Votre serviteur réclame ainsi le droit à ne pas être comme tout le monde. Dans une société prompte à ranger les individus dans des cases, il ne veut pas entrer dans celle que l’on voudrait lui attribuer. Donc, s’il fallait avoir des a priori, ce qui n’est pas une obligation, ou avoir un gros préjugé, l’anti « poulet de grainisme » paraît un bon substitut. Un préjugé anti-poulet de grain classique, basique même. Comme l’écrivait Audiard « Les poulets de grains ça ose tout. C’est même à ça qu’on les reconnaît » et nous sommes en plein dedans. Un grand philosophe du siècle dernier, trop tôt disparu, Pierre Desproges, avait constaté que « la caractéristique vestimentaire du poulet de grain consiste en un besoin irrésistible de s’habiller comme tout le monde ». Ce à quoi il convient d’ajouter que c’est pour cette raison qu’on ne les distingue pas au premier coup d’œil mais à leurs premiers gestes (voir citation plus avant).
Que l’on ne vienne pas nous dire que les poulets de grains le deviennent en raison de leur niveau social. Que nenni ! Par contre, de leur inculture certainement. La démonstration en est régulièrement faite avec Donald, le président actuel de la plus grande nation du monde, capable de qualifier d’autres pays, d’autres personnes, de confiture de fraise.

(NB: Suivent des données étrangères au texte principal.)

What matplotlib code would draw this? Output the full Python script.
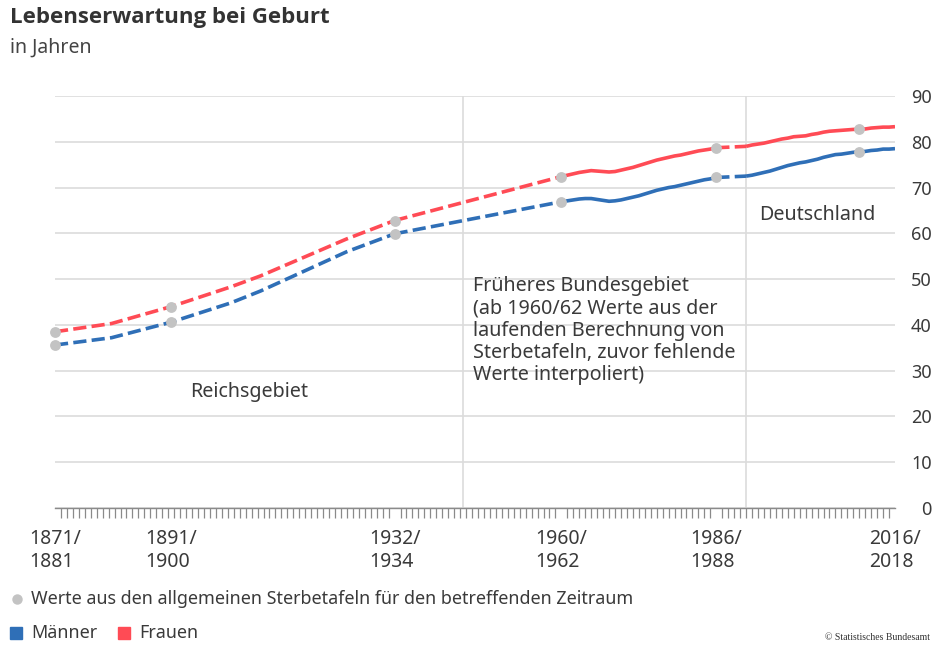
import numpy as np
import matplotlib
matplotlib.use("Agg")
import matplotlib.pyplot as plt

plt.rcParams['font.family'] = ['Noto Sans', 'DejaVu Sans']
plt.rcParams['lines.scale_dashes'] = False

# Reichsgebiet (allgemeine Sterbetafeln, Periodenmitte)
years_reich = [1876, 1885.5, 1895.5, 1905.5, 1910.5, 1925, 1933]
men_reich = [35.6, 37.2, 40.6, 44.8, 47.4, 56.0, 59.9]
women_reich = [38.5, 40.3, 44.0, 48.3, 50.7, 58.8, 62.8]

# Frueheres Bundesgebiet, laufende Berechnung 1960/62 - 1986/88
years_brd = list(range(1961, 1988))
men_brd = [66.9, 67.1, 67.3, 67.5, 67.6, 67.6, 67.4, 67.2, 67.0, 67.1, 67.3, 67.6, 67.9,
           68.2, 68.6, 69.0, 69.4, 69.7, 70.0, 70.2, 70.5, 70.8, 71.1, 71.4, 71.7, 71.9, 72.2]
women_brd = [72.4, 72.7, 73.0, 73.3, 73.5, 73.7, 73.6, 73.5, 73.4, 73.5, 73.8, 74.1, 74.4,
             74.8, 75.2, 75.6, 76.0, 76.3, 76.6, 76.9, 77.1, 77.4, 77.7, 78.0, 78.2, 78.4, 78.7]

# Deutschland 1991/93 - 2016/18
years_de = list(range(1992, 2018))
men_de = [72.5, 72.7, 73.0, 73.3, 73.6, 74.0, 74.4, 74.8, 75.1, 75.4, 75.6, 75.9, 76.2,
          76.6, 76.9, 77.2, 77.3, 77.5, 77.7, 77.8, 77.9, 78.1, 78.2, 78.4, 78.4, 78.5]
women_de = [79.0, 79.3, 79.5, 79.7, 80.0, 80.3, 80.6, 80.8, 81.1, 81.2, 81.3, 81.6, 81.8,
            82.1, 82.3, 82.4, 82.5, 82.6, 82.7, 82.7, 82.8, 83.0, 83.1, 83.2, 83.2, 83.3]

# allgemeine Sterbetafeln (graue Punkte)
tafel_years = [1876, 1895.5, 1933, 1961, 1987, 2011]

tick_years = [1876, 1895.5, 1933, 1961, 1987, 2017]
tick_labels = ["1871/\n1881", "1891/\n1900", "1932/\n1934", "1960/\n1962", "1986/\n1988", "2016/\n2018"]

blue = "#2f6fb7"
red = "#ff4b55"
dot_gray = "#c3c3c3"
grid_gray = "#dcdcdc"
text_col = "#3a3a3a"

fig = plt.figure(figsize=(9.39, 6.5), dpi=100)
ax = fig.add_axes([55/939, 1-508/650, 840/939, (508-96)/650])

lw = 2.6
dash = (9.5, 3.8)
all_years = years_reich + years_brd + years_de

def draw(years, vals, color, style):
    line, = ax.plot(years, vals, color=color, lw=lw, solid_capstyle='butt', dash_capstyle='butt', zorder=3)
    if style == 'dashed':
        line.set_dashes(dash)
    return line

for vals_r, vals_b, vals_d, col in [(men_reich, men_brd, men_de, blue), (women_reich, women_brd, women_de, red)]:
    draw(years_reich, vals_r, col, 'dashed')
    draw([years_reich[-1], years_brd[0]], [vals_r[-1], vals_b[0]], col, 'dashed')
    draw(years_brd, vals_b, col, 'solid')
    draw([years_brd[-1], years_de[0]], [vals_b[-1], vals_d[0]], col, 'dashed')
    draw(years_de, vals_d, col, 'solid')

    yrs = np.array(all_years)
    vv = np.array(vals_r + vals_b + vals_d)
    dots = [vv[np.argmin(np.abs(yrs - t))] for t in tafel_years]
    ax.plot(tafel_years, dots, 'o', color=dot_gray, ms=7.8, mew=0, zorder=5, clip_on=False)

# Gebietsgrenzen
for xv in [1944.5, 1992]:
    ax.axvline(xv, color=grid_gray, lw=1.2, zorder=1)

ax.set_xlim(1876, 2017)
ax.set_ylim(0, 90)
ax.set_yticks(range(0, 91, 10))
ax.yaxis.tick_right()
ax.tick_params(axis='y', length=0, pad=26.5, labelsize=13, labelcolor=text_col)
for lab in ax.get_yticklabels():
    lab.set_horizontalalignment('right')
ax.grid(axis='y', color=grid_gray, lw=1.2, zorder=0)
ax.set_axisbelow(True)

ax.set_xticks(tick_years)
ax.set_xticklabels(tick_labels, multialignment='left')
ax.set_xticks(np.arange(1876, 2017.5, 1.0), minor=True)
ax.tick_params(axis='x', which='major', length=0, pad=15, labelsize=14, labelcolor=text_col)
ax.tick_params(axis='x', which='minor', length=7, width=0.9, color="#8a8a8a")
for lab in ax.get_xticklabels():
    lab.set_linespacing(1.2)

for s in ['top', 'left', 'right']:
    ax.spines[s].set_visible(False)
ax.spines['bottom'].set_color("#8a8a8a")
ax.spines['bottom'].set_linewidth(1.0)

ax.text(1908.6, 25.3, "Reichsgebiet", ha='center', va='center', fontsize=14.2, color=text_col)
ax.text(1946.2, 50.6, "Früheres Bundesgebiet\n(ab 1960/62 Werte aus der\nlaufenden Berechnung von\nSterbetafeln, zuvor fehlende\nWerte interpoliert)",
        ha='left', va='top', fontsize=14.2, color=text_col, linespacing=1.15)
ax.text(1994.2, 64.0, "Deutschland", ha='left', va='center', fontsize=14.2, color=text_col)

fig.text(10/939, 1-18/650, "Lebenserwartung bei Geburt", fontsize=16, family='Open Sans', fontweight='bold', color="#333333", va='center')
fig.text(10/939, 1-48/650, "in Jahren", fontsize=14, color="#444444", va='center')

# Legende
fig.lines.append(plt.Line2D([17/939], [1-599/650], marker='o', color=dot_gray, ms=7.5, mew=0, transform=fig.transFigure))
fig.text(31/939, 1-599/650, "Werte aus den allgemeinen Sterbetafeln für den betreffenden Zeitraum", fontsize=12.9, color=text_col, va='center')
fig.patches.append(plt.Rectangle((10/939, 1-639/650), 12/939, 12/650, color=blue, transform=fig.transFigure))
fig.text(31/939, 1-633/650, "Männer", fontsize=12.9, color=text_col, va='center')
fig.patches.append(plt.Rectangle((118/939, 1-639/650), 12/939, 12/650, color=red, transform=fig.transFigure))
fig.text(139/939, 1-633/650, "Frauen", fontsize=12.9, color=text_col, va='center')

fig.text(930/939, 1-638/650, "© Statistisches Bundesamt", fontsize=7, family='Liberation Serif', color="#333333", ha='right', va='center')

fig.savefig("out.png", dpi=100)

Les représentants de ces confitures de fraise ont d’ailleurs fait connaître leur courroux. Cependant, on peut être inquiet de savoir qu’un poulet de grain, au nom de son pays de confiture de fraise est en possession du bouton atomique… même si c’est pour balancer des bombes sur un autre pays de confiture de fraise !
Pour preuve que les poulets de grain sont nombreux, près de 80 % de la population française croit à une ou plusieurs théories du complot, telle que la terre est plate – 20 % des moins de 20 ans, par exemple, comme preuve que la nouvelle génération de poulets de grain est déjà en place – ou que Nicolas Sarkozy a été Président de la République. Certains vont même jusqu’à dire que Dieu existe tandis que d’autres disent exactement le contraire. Qui croire et qui est le poulet de grain de l’autre ? What is the question aurait lancé Shakespeare, un Grand-Breton qui n’écrivait pas que de la confiture de fraise en son temps.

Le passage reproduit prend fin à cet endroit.